While the ancient Western vision of meritocracy was theoretical and philosophical, and the Chinese vision was functional and pragmatic, the third precedent, that of the Jews, was religious and theological. Though many religions fixate upon a core number of beliefs and major rituals, Judaism evolved into a legalistic faith that extended the 613 commandments handed down from God to the ancient Hebrews into all aspects of life. A tradition of Jewish religious commentary emerged 2,000 years ago whereby rabbis entered into competition with one another, to test their erudition and cleverness in interpreting the Bible. This dynamic process resulted in the Talmud, a set of commentaries that in bound form totals nearly 100 volumes. For much of the last 2,000 years, this intellectual subculture did not make waves outside the ghettos of Europe, but with the Jewish Enlightenment and emancipation in the 19th century, Jews broke into broader public life, and began to dominate numerous professions and fields. Wooldridge documents this impressive record of Jewish achievement, which includes over 20 percent of Nobel Prize winners, and the attempt by gentile elites to prevent Jewish advancement through quotas and explicit discrimination.

Meanwhile, Western societies finally embraced meritocracy whole-heartedly in the 19th century. Whereas earlier generations of university students at Oxford and Cambridge were exclusively the well-heeled sons of the landed nobility, in the 1800s, slots were opened for students with fewer connections and more talent. The Aristocracy of Talent tells of an older generation of Oxford dons who simply held sinecures, producing little in the way of scholarship or mentorship. This was the case throughout the British military and civil service as well, where expenditures were allotted to support the younger sons of privileged elites with connections, who had little to offer the Empire by way of talent, and who lived off the state as a parasitic class. The world before 1800 was defined by hereditary privilege, and the elites were shameless about the dynastic principle. To rule was their right, and the offices of state were their expectation. But war’s competitive pressures between European nation-states ensured that talented officers selected on merit would always beat gentry leaders who purchased their commissions through connections. The near-miss of the 1857 rebellion against the British in India brought home to the ruling caste of the Empire that employing layabouts and wastrels was a luxury they could no longer afford. Instead, the Empire quickly pivoted to deploying bright, classically educated men of the day who could competently and effectively rule a vast territory of hundreds of millions at minimum expense.

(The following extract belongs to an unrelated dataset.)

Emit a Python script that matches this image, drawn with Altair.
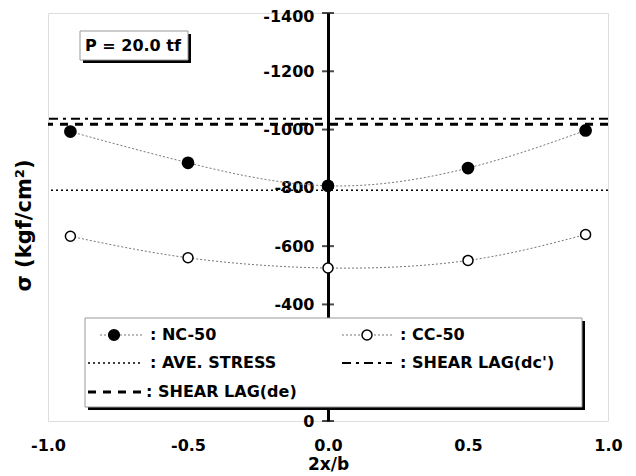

John Adams and the Search for a Natural (and Needed) American Aristocracy
But a further question remains. Where are the men—and, today, women—of real merit that our form of government allows to come to the fore?

If Europeans—from the British civil service in India to the Napoleonic French officer corps—accepted meritocracy under cruel necessity, America’s aversion to heredity was part of its revolutionary inheritance. The US Constitution prohibits any person holding a government office from accepting title from any “King, Prince, or foreign State.” Though some early Founding Fathers, like Alexander Hamilton, were sympathetic to the aristocratic principle (of course, Hamilton himself was a novus homo), the election of Andrew Jackson in 1828 established democratic-populism as the dominant ethos of the American republic. Despite the Jackson administration’s reputation for corruption and graft, Wooldridge notes that its openness to outsiders meant that it expanded the pool of the ruling class far beyond the small number of elite north-eastern families preferred by the Federalist party. Though a fully professionalized civil service would only come to full fruition with the progressive era in the early 20th century, Jackson’s rejection of the hereditary principle and known connections opened the door through which pure meritocracy would eventually step.

The 20th century is rightfully called the American century, as the powers of Europe tore themselves apart in two World Wars and the Soviet Union’s vision of worldwide Communism lost the clash of ideologies. But it was arguably also the century of meritocracy, as America’s emphasis on ingenuity, hard work, and individual initiative propelled it to become the technological and economic vanguard by the mid-20th century. Whereas the ancient Romans viewed a novus homo with suspicion, and Napoleon rightly understood that his parvenu status meant he would always be excluded from the club of European monarchs, in America self-made men were seen to be superior specimens to the scions of dynastic power. The existence of Gilded-Age dynasties like the Astors and Vanderbilts flew in the face of the ideal, which valorized individual new men like Andrew Carnegie, the self-made mogul, born the son of a modest weaver.

Wooldridge outlines how, in the decades after World War II, America’s institutions of excellence threw open their doors to any and all with talent, from Jews to women, and so transformed themselves into supercharged engines of upward mobility. George W. Bush matriculated at Yale in 1964, while his younger brother, Jeb, attended the University of Texas starting in 1971. The difference between the two young men did not reflect their native talent, but the shift to a stricter academic criteria at Yale in the late 1960s. While universities rolled out the red carpet for bright students of all kinds, the Immigration and Nationality Act of 1965 allowed the promise of America to be realized for people from all over the world who had previously been shut out. Whereas the 1924 Immigration Act attempted to maintain the ethnic balance of the US at the time, biased as it was towards north-west Europeans, the 1965 legislation encouraged the migration of vast numbers of individuals from Asia and Africa. It included clauses that prioritized those with critical skills, so that 52 percent of start-ups in Silicon Valley are now co-founded by an immigrant.